While these passions hold, the GOP shies from talk of economic growth -- because growth produces federal revenues that can sustain federal spending. In 1978, after the historic passage of Proposition 13 in California, Howard Jarvis, its populist champion, told me at a lunch we had in NYC that he had read and enjoyed my book, but did not like the Laffer Curve. Why? Because it showed that tax cuts could produce increased revenue to feed the government!! This is the surreal attitude that now dominates the Republican Congress. When the 104th Congress began, it was the Republicans who were complaining about the “static budget analysis” of the Clinton Treasury, which was ignoring the powerful growth and revenue effects of capital gains tax reduction. Now, it is the Clinton Treasury that is producing a rosy economic scenario, which shows higher revenues than the GOP Congress wants to see. It is the same debate, but the difference is that Republicans want to score tax cuts dynamically and Democrats want to score spending dynamically. They are both right. Some tax cuts produce revenue gains and some losses. Some government spending produces a positive investment return, some a negative. The Laffer Curve, after all, is only a way of thinking about the law of diminishing returns.

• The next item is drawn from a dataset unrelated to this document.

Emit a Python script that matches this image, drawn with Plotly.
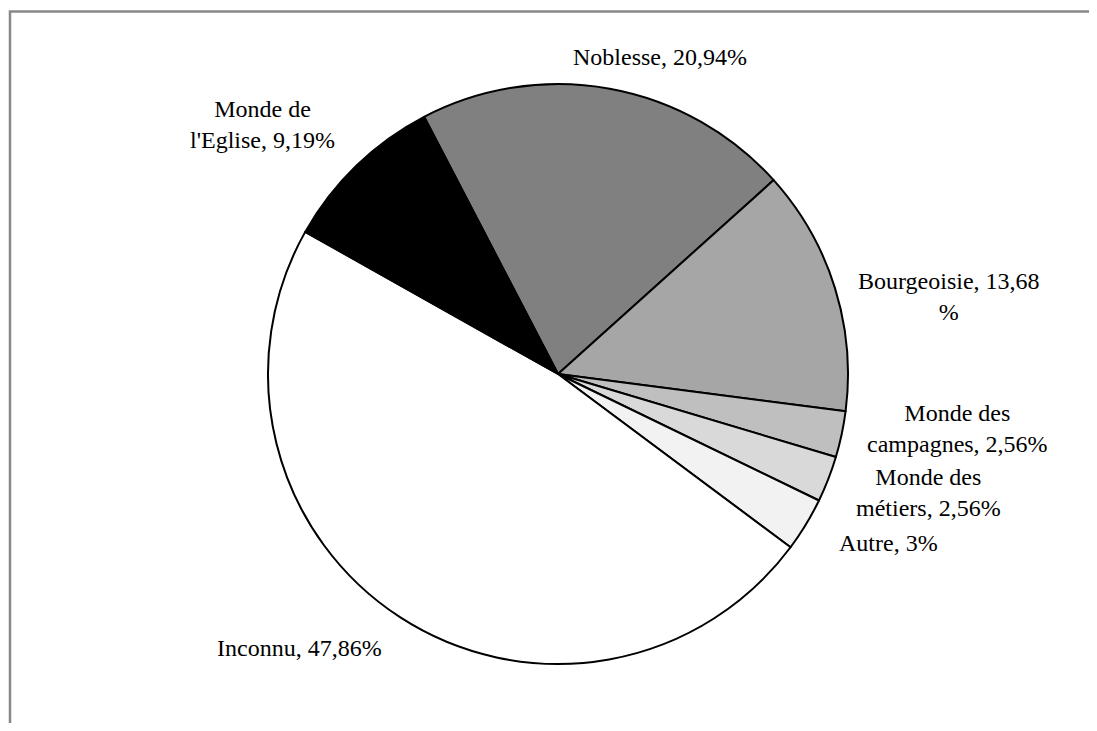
import plotly.graph_objects as go

WIN_W, WIN_H = 1097, 731
OFF = 8  # default page body margin
W, H = WIN_W - 2 * OFF, WIN_H - 2 * OFF

categories = ["Noblesse", "Bourgeoisie", "Monde des campagnes", "Monde des métiers",
              "Autre", "Inconnu", "Monde de l'Eglise"]
values = [20.94, 13.68, 2.56, 2.56, 3.0, 47.86, 9.19]
label_texts = ["Noblesse, 20,94%", "Bourgeoisie, 13,68<br>%", "Monde des<br>campagnes, 2,56%",
               "Monde des<br>métiers, 2,56%", "Autre, 3%", "Inconnu, 47,86%",
               "Monde de<br>l'Eglise, 9,19%"]
colors = ["#808080", "#a6a6a6", "#bfbfbf", "#d9d9d9", "#f2f2f2", "#ffffff", "#000000"]

# label centers in window pixels
label_pos = [(660, 57), (949, 296), (957, 429), (928, 492), (888, 543), (299, 648), (262, 125)]


def px(x):
    return (x - OFF) / W


def py(y):
    return 1 - (y - OFF) / H


cx, cy, r = 558, 374, 290

fig = go.Figure(go.Pie(
    labels=categories, values=values, sort=False, direction="clockwise",
    rotation=-27.5, textinfo="none", hoverinfo="label+percent",
    marker=dict(colors=colors, line=dict(color="#000000", width=2)),
    domain=dict(x=[px(cx - r), px(cx + r)], y=[py(cy + r), py(cy - r)]),
    showlegend=False,
))

for t, (x, y) in zip(label_texts, label_pos):
    fig.add_annotation(x=px(x), y=py(y), xref="paper", yref="paper", text=t,
                       showarrow=False, xanchor="center", yanchor="middle", align="center",
                       font=dict(family="Liberation Serif", size=24, color="#000000"))

fig.add_shape(type="path", xref="paper", yref="paper",
              path=f"M {px(10)} 0 L {px(10)} {py(11.5)} L 1 {py(11.5)}",
              line=dict(color="#898989", width=2.5))

fig.update_layout(width=W, height=H, margin=dict(l=0, r=0, t=0, b=0),
                  paper_bgcolor="white", plot_bgcolor="white",
                  font=dict(family="Liberation Serif", size=24, color="#000000"))

fig.write_html("out.html")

The financial markets are doing as well as they are because they see a reasonable balance between the President and the Congress. This should prevent kamikaze action on debt default and enable Gingrich and Dole to find a budget reconciliation with the President. The political incentives here are all in the direction of compromise, the “inducements to moderation” in our constitutional architecture that Alexander Hamilton described in the first of the Federalist papers. If there is a casualty because of these delays, the markets must worry more about postponement of the telecommunications bill, which is perhaps why the relevant high tech stocks have been hammered so hard today. Time is running out, and if AT&T can kill telecomm this year to hold off the future, the bill may stay submerged through the election year.
Republicans who are now eager to make hay while the sun shines on them are aware of the “inducements to moderation” that characterize our political system. They can already see the Democratic Party, which has been swept off its feet, regaining its footing as the party of government service, of public goods, of the least competitive among us. If the two parties can work out their budget differences between now and Christmas, the public/private pendulum swings on taxes and spending may then return to peacetime, clockwork rhythms, narrow and regular, of a kind we haven’t seen for a while.